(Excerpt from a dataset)
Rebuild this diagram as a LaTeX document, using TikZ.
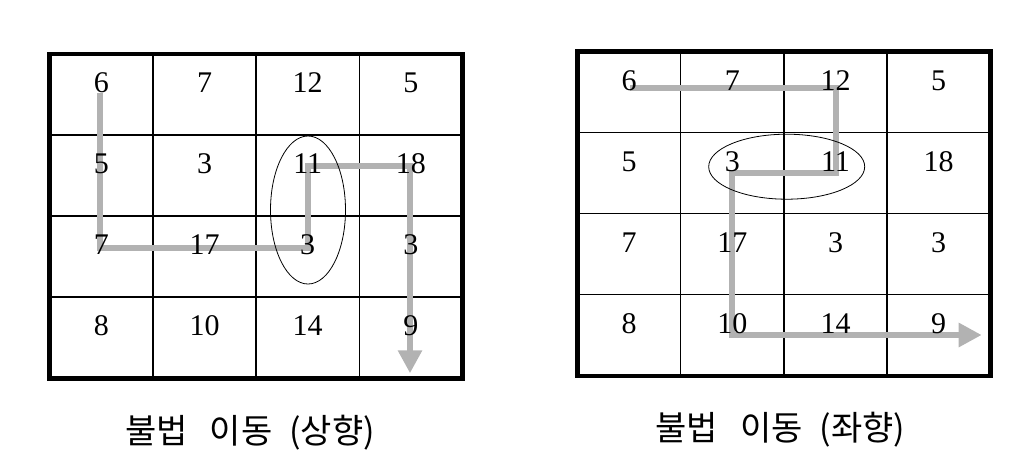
\documentclass[tikz,border=0pt]{standalone}
\usepackage{fontspec}
\setmainfont{Liberation Serif}
\newfontfamily\krfont{Noto Sans CJK KR}
\usetikzlibrary{arrows.meta,shapes.geometric}
\definecolor{pathgray}{RGB}{178,178,178}
\begin{document}
\begin{tikzpicture}[x=1pt,y=-1pt,
  num/.style={font=\fontsize{30}{36}\selectfont, anchor=base, inner sep=0pt},
  outer/.style={line width=4.5pt},
  inner/.style={line width=1.5pt},
  movepath/.style={draw=pathgray, line width=6pt, line join=miter,
     -{Triangle[length=23pt,width=23pt]}},
  ring/.style={line width=0.8pt},
  caption/.style={font=\krfont\fontsize{34}{40}\selectfont, anchor=base, inner sep=0pt}]
\useasboundingbox (0,0) rectangle (1031,471);
% ---------- left grid ----------
\begin{scope}[shift={(49.7,53.8)}]
  \foreach \i in {1,2,3} {
    \draw[inner] (\i*103.2,0) -- (\i*103.2,324.5);
    \draw[inner] (0,\i*81.1) -- (412.8,\i*81.1);
  }
  \draw[outer] (0,0) rectangle (412.8,324.5);
  \coordinate (la) at (50.6,39);
  \coordinate (lb) at (50.6,194);
  \coordinate (lc) at (258.3,194);
  \coordinate (ld) at (258.3,112);
  \coordinate (le) at (360.3,112);
  \coordinate (lf) at (360.3,319.5);
  \draw[movepath] (la) -- (lb) -- (lc) -- (ld) -- (le) -- (lf);
  \foreach \r/\c/\t in {1/1/6,1/2/7,1/3/12,1/4/5,
                        2/1/5,2/2/3,2/3/11,2/4/18,
                        3/1/7,3/2/17,3/3/3,3/4/3,
                        4/1/8,4/2/10,4/3/14,4/4/9}
    \node[num] (L\r\c) at ({(\c-0.5)*103.2},{(\r-1)*81.1+38.5}) {\t};
  \node[draw, ring, ellipse, minimum width=75pt, minimum height=148pt, inner sep=0pt]
     (lring) at (258.3,156.2) {};
\end{scope}
% ---------- right grid ----------
\begin{scope}[shift={(577.5,51.7)}]
  \foreach \i in {1,2,3} {
    \draw[inner] (\i*103.2,0) -- (\i*103.2,324.1);
    \draw[inner] (0,\i*81.0) -- (413,\i*81.0);
  }
  \draw[outer] (0,0) rectangle (413,324.1);
  \coordinate (ra) at (52.5,36);
  \coordinate (rb) at (258.5,36);
  \coordinate (rc) at (258.5,121.3);
  \coordinate (rd) at (154.2,121.3);
  \coordinate (re) at (154.2,283.3);
  \coordinate (rf) at (404.2,283.3);
  \draw[movepath] (ra) -- (rb) -- (rc) -- (rd) -- (re) -- (rf);
  \foreach \r/\c/\t in {1/1/6,1/2/7,1/3/12,1/4/5,
                        2/1/5,2/2/3,2/3/11,2/4/18,
                        3/1/7,3/2/17,3/3/3,3/4/3,
                        4/1/8,4/2/10,4/3/14,4/4/9}
    \node[num] (R\r\c) at ({(\c-0.5)*103.2},{(\r-1)*81.0+38.3}) {\t};
  \node[draw, ring, ellipse, minimum width=156pt, minimum height=65pt, inner sep=0pt]
     (rring) at (209.2,115) {};
\end{scope}
% ---------- captions ----------
\node[caption] (capl) at (250,443) {불법\hspace{22pt}이동\hspace{17pt}(상향)};
\node[caption] (capr) at (780.5,440) {불법\hspace{22pt}이동\hspace{17pt}(좌향)};
\end{tikzpicture}
\end{document}
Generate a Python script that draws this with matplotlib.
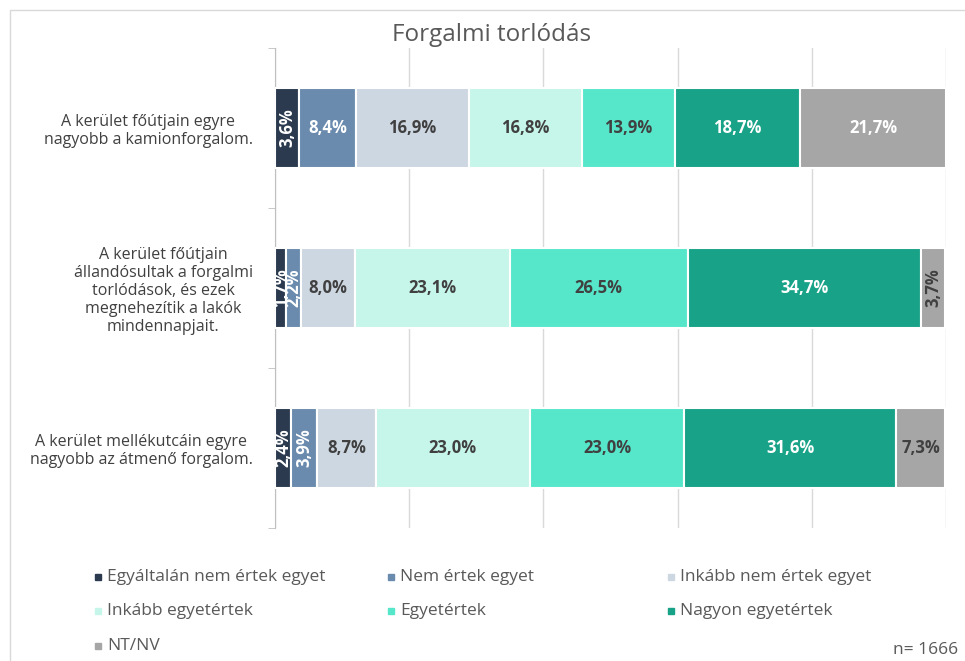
import numpy as np
import matplotlib.pyplot as plt
from matplotlib.lines import Line2D
from matplotlib.patches import Rectangle

title = 'Forgalmi torlódás'
statements = [
    'A kerület főútjain egyre\nnagyobb a kamionforgalom.',
    'A kerület főútjain\nállandósultak a forgalmi\ntorlódások, és ezek\nmegnehezítik a lakók\nmindennapjait.',
    'A kerület mellékutcáin egyre\nnagyobb az átmenő forgalom.',
]
answers = ['Egyáltalán nem értek egyet', 'Nem értek egyet', 'Inkább nem értek egyet',
           'Inkább egyetértek', 'Egyetértek', 'Nagyon egyetértek', 'NT/NV']
# percentages per statement (rows) and answer (columns)
values = np.array([
    [3.6, 8.4, 16.9, 16.8, 13.9, 18.7, 21.7],
    [1.7, 2.2, 8.0, 23.1, 26.5, 34.7, 3.7],
    [2.4, 3.9, 8.7, 23.0, 23.0, 31.6, 7.3],
])
n_text = 'n= 1666'

colors = ['#2B3A4F', '#6A8BAE', '#CDD7E1', '#C6F6EA', '#56E6CA', '#18A287', '#A6A6A6']
text_colors = ['white', 'white', '#404040', '#404040', '#404040', 'white', 'white']

plt.rcParams['font.family'] = ['Open Sans', 'DejaVu Sans']

fig = plt.figure(figsize=(9.65, 6.61), dpi=100)
ax = fig.add_axes([275 / 965, 1 - 528 / 661, 671 / 965, 480 / 661])

ypos = np.arange(len(statements))
left = np.zeros(len(statements))
for j, ans in enumerate(answers):
    vals = values[:, j]
    ax.barh(ypos, vals, left=left, height=0.5, color=colors[j],
            edgecolor='white', linewidth=1.5, zorder=3, label=ans)
    for i, v in enumerate(vals):
        tc = text_colors[j]
        if j == 6 and v < 10:
            tc = '#404040'
        rot = 90 if v < 5 else 0
        ax.text(left[i] + v / 2, ypos[i], f'{v:.1f}%'.replace('.', ','),
                ha='center', va='center', rotation=rot, color=tc,
                fontsize=12, fontweight='bold', zorder=4)
    left += vals

ax.set_xlim(0, 100)
ax.set_ylim(2.5, -0.5)
ax.set_xticks(np.arange(0, 101, 20))
ax.tick_params(axis='x', length=0, labelbottom=False)
ax.grid(axis='x', color='#D9D9D9', linewidth=1, zorder=0)
ax.set_yticks(ypos)
ax.set_yticklabels(statements, fontsize=11.5, color='#404040', multialignment='center',
                   linespacing=1.15)
ax.tick_params(axis='y', which='major', length=0, pad=16)
ax.set_yticks([-0.5, 0.5, 1.5, 2.5], minor=True)
ax.tick_params(axis='y', which='minor', length=5, color='#BFBFBF')
for s in ['top', 'right', 'bottom']:
    ax.spines[s].set_visible(False)
ax.spines['left'].set_color('#BFBFBF')

fig.text(492 / 965, 1 - 35 / 661, title, ha='center', va='center',
         fontsize=17.5, color='#595959')

# legend in three columns, filled row by row
col_x = [98, 391, 671]
row_y = [577, 611, 646]
for k, ans in enumerate(answers):
    r, c = divmod(k, 3)
    x = col_x[c] / 965
    y = 1 - row_y[r] / 661
    fig.add_artist(Line2D([x], [y], marker='s', markersize=5, color=colors[k],
                          linestyle='none', transform=fig.transFigure))
    fig.text(x + 9 / 965, y, ans, ha='left', va='center', fontsize=12.5, color='#595959')

fig.text(958 / 965, 1 - 650 / 661, n_text, ha='right', va='center', fontsize=12.5, color='#595959')

fig.add_artist(Rectangle((10 / 965, -0.05), 1.1, 1 - 10 / 661 + 0.05, transform=fig.transFigure,
                         fill=False, edgecolor='#D9D9D9', linewidth=1))

fig.savefig('out.png', dpi=100)
plt.close()
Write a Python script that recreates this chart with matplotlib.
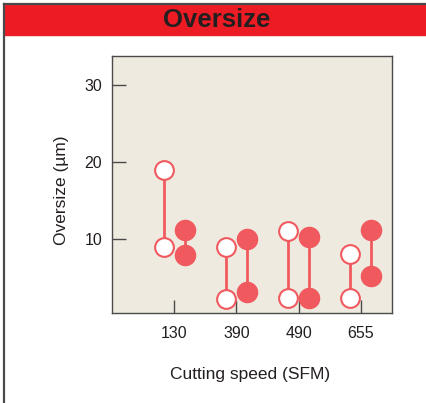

Directions for this task. Omitting all images, print the listing exactly.

Answer below.
Rebuild this diagram as a LaTeX document, using TikZ.
\documentclass[tikz,border=0pt]{standalone}
\usepackage{fontspec}
\setmainfont{Liberation Serif}
\newfontfamily\krfont{Noto Sans CJK KR}
\usetikzlibrary{arrows.meta,shapes.geometric}
\definecolor{pathgray}{RGB}{178,178,178}
\begin{document}
\begin{tikzpicture}[x=1pt,y=-1pt,
  num/.style={font=\fontsize{30}{36}\selectfont, anchor=base, inner sep=0pt},
  outer/.style={line width=4.5pt},
  inner/.style={line width=1.5pt},
  movepath/.style={draw=pathgray, line width=6pt, line join=miter,
     -{Triangle[length=23pt,width=23pt]}},
  ring/.style={line width=0.8pt},
  caption/.style={font=\krfont\fontsize{34}{40}\selectfont, anchor=base, inner sep=0pt}]
\useasboundingbox (0,0) rectangle (1031,471);
% ---------- left grid ----------
\begin{scope}[shift={(49.7,53.8)}]
  \foreach \i in {1,2,3} {
    \draw[inner] (\i*103.2,0) -- (\i*103.2,324.5);
    \draw[inner] (0,\i*81.1) -- (412.8,\i*81.1);
  }
  \draw[outer] (0,0) rectangle (412.8,324.5);
  \coordinate (la) at (50.6,39);
  \coordinate (lb) at (50.6,194);
  \coordinate (lc) at (258.3,194);
  \coordinate (ld) at (258.3,112);
  \coordinate (le) at (360.3,112);
  \coordinate (lf) at (360.3,319.5);
  \draw[movepath] (la) -- (lb) -- (lc) -- (ld) -- (le) -- (lf);
  \foreach \r/\c/\t in {1/1/6,1/2/7,1/3/12,1/4/5,
                        2/1/5,2/2/3,2/3/11,2/4/18,
                        3/1/7,3/2/17,3/3/3,3/4/3,
                        4/1/8,4/2/10,4/3/14,4/4/9}
    \node[num] (L\r\c) at ({(\c-0.5)*103.2},{(\r-1)*81.1+38.5}) {\t};
  \node[draw, ring, ellipse, minimum width=75pt, minimum height=148pt, inner sep=0pt]
     (lring) at (258.3,156.2) {};
\end{scope}
% ---------- right grid ----------
\begin{scope}[shift={(577.5,51.7)}]
  \foreach \i in {1,2,3} {
    \draw[inner] (\i*103.2,0) -- (\i*103.2,324.1);
    \draw[inner] (0,\i*81.0) -- (413,\i*81.0);
  }
  \draw[outer] (0,0) rectangle (413,324.1);
  \coordinate (ra) at (52.5,36);
  \coordinate (rb) at (258.5,36);
  \coordinate (rc) at (258.5,121.3);
  \coordinate (rd) at (154.2,121.3);
  \coordinate (re) at (154.2,283.3);
  \coordinate (rf) at (404.2,283.3);
  \draw[movepath] (ra) -- (rb) -- (rc) -- (rd) -- (re) -- (rf);
  \foreach \r/\c/\t in {1/1/6,1/2/7,1/3/12,1/4/5,
                        2/1/5,2/2/3,2/3/11,2/4/18,
                        3/1/7,3/2/17,3/3/3,3/4/3,
                        4/1/8,4/2/10,4/3/14,4/4/9}
    \node[num] (R\r\c) at ({(\c-0.5)*103.2},{(\r-1)*81.0+38.3}) {\t};
  \node[draw, ring, ellipse, minimum width=156pt, minimum height=65pt, inner sep=0pt]
     (rring) at (209.2,115) {};
\end{scope}
% ---------- captions ----------
\node[caption] (capl) at (250,443) {불법\hspace{22pt}이동\hspace{17pt}(상향)};
\node[caption] (capr) at (780.5,440) {불법\hspace{22pt}이동\hspace{17pt}(좌향)};
\end{tikzpicture}
\end{document}
Generate a Python script that draws this with matplotlib.
import numpy as np
import matplotlib.pyplot as plt
from matplotlib.lines import Line2D
from matplotlib.patches import Rectangle

title = 'Forgalmi torlódás'
statements = [
    'A kerület főútjain egyre\nnagyobb a kamionforgalom.',
    'A kerület főútjain\nállandósultak a forgalmi\ntorlódások, és ezek\nmegnehezítik a lakók\nmindennapjait.',
    'A kerület mellékutcáin egyre\nnagyobb az átmenő forgalom.',
]
answers = ['Egyáltalán nem értek egyet', 'Nem értek egyet', 'Inkább nem értek egyet',
           'Inkább egyetértek', 'Egyetértek', 'Nagyon egyetértek', 'NT/NV']
# percentages per statement (rows) and answer (columns)
values = np.array([
    [3.6, 8.4, 16.9, 16.8, 13.9, 18.7, 21.7],
    [1.7, 2.2, 8.0, 23.1, 26.5, 34.7, 3.7],
    [2.4, 3.9, 8.7, 23.0, 23.0, 31.6, 7.3],
])
n_text = 'n= 1666'

colors = ['#2B3A4F', '#6A8BAE', '#CDD7E1', '#C6F6EA', '#56E6CA', '#18A287', '#A6A6A6']
text_colors = ['white', 'white', '#404040', '#404040', '#404040', 'white', 'white']

plt.rcParams['font.family'] = ['Open Sans', 'DejaVu Sans']

fig = plt.figure(figsize=(9.65, 6.61), dpi=100)
ax = fig.add_axes([275 / 965, 1 - 528 / 661, 671 / 965, 480 / 661])

ypos = np.arange(len(statements))
left = np.zeros(len(statements))
for j, ans in enumerate(answers):
    vals = values[:, j]
    ax.barh(ypos, vals, left=left, height=0.5, color=colors[j],
            edgecolor='white', linewidth=1.5, zorder=3, label=ans)
    for i, v in enumerate(vals):
        tc = text_colors[j]
        if j == 6 and v < 10:
            tc = '#404040'
        rot = 90 if v < 5 else 0
        ax.text(left[i] + v / 2, ypos[i], f'{v:.1f}%'.replace('.', ','),
                ha='center', va='center', rotation=rot, color=tc,
                fontsize=12, fontweight='bold', zorder=4)
    left += vals

ax.set_xlim(0, 100)
ax.set_ylim(2.5, -0.5)
ax.set_xticks(np.arange(0, 101, 20))
ax.tick_params(axis='x', length=0, labelbottom=False)
ax.grid(axis='x', color='#D9D9D9', linewidth=1, zorder=0)
ax.set_yticks(ypos)
ax.set_yticklabels(statements, fontsize=11.5, color='#404040', multialignment='center',
                   linespacing=1.15)
ax.tick_params(axis='y', which='major', length=0, pad=16)
ax.set_yticks([-0.5, 0.5, 1.5, 2.5], minor=True)
ax.tick_params(axis='y', which='minor', length=5, color='#BFBFBF')
for s in ['top', 'right', 'bottom']:
    ax.spines[s].set_visible(False)
ax.spines['left'].set_color('#BFBFBF')

fig.text(492 / 965, 1 - 35 / 661, title, ha='center', va='center',
         fontsize=17.5, color='#595959')

# legend in three columns, filled row by row
col_x = [98, 391, 671]
row_y = [577, 611, 646]
for k, ans in enumerate(answers):
    r, c = divmod(k, 3)
    x = col_x[c] / 965
    y = 1 - row_y[r] / 661
    fig.add_artist(Line2D([x], [y], marker='s', markersize=5, color=colors[k],
                          linestyle='none', transform=fig.transFigure))
    fig.text(x + 9 / 965, y, ans, ha='left', va='center', fontsize=12.5, color='#595959')

fig.text(958 / 965, 1 - 650 / 661, n_text, ha='right', va='center', fontsize=12.5, color='#595959')

fig.add_artist(Rectangle((10 / 965, -0.05), 1.1, 1 - 10 / 661 + 0.05, transform=fig.transFigure,
                         fill=False, edgecolor='#D9D9D9', linewidth=1))

fig.savefig('out.png', dpi=100)
plt.close()
Write a Python script that recreates this chart with matplotlib.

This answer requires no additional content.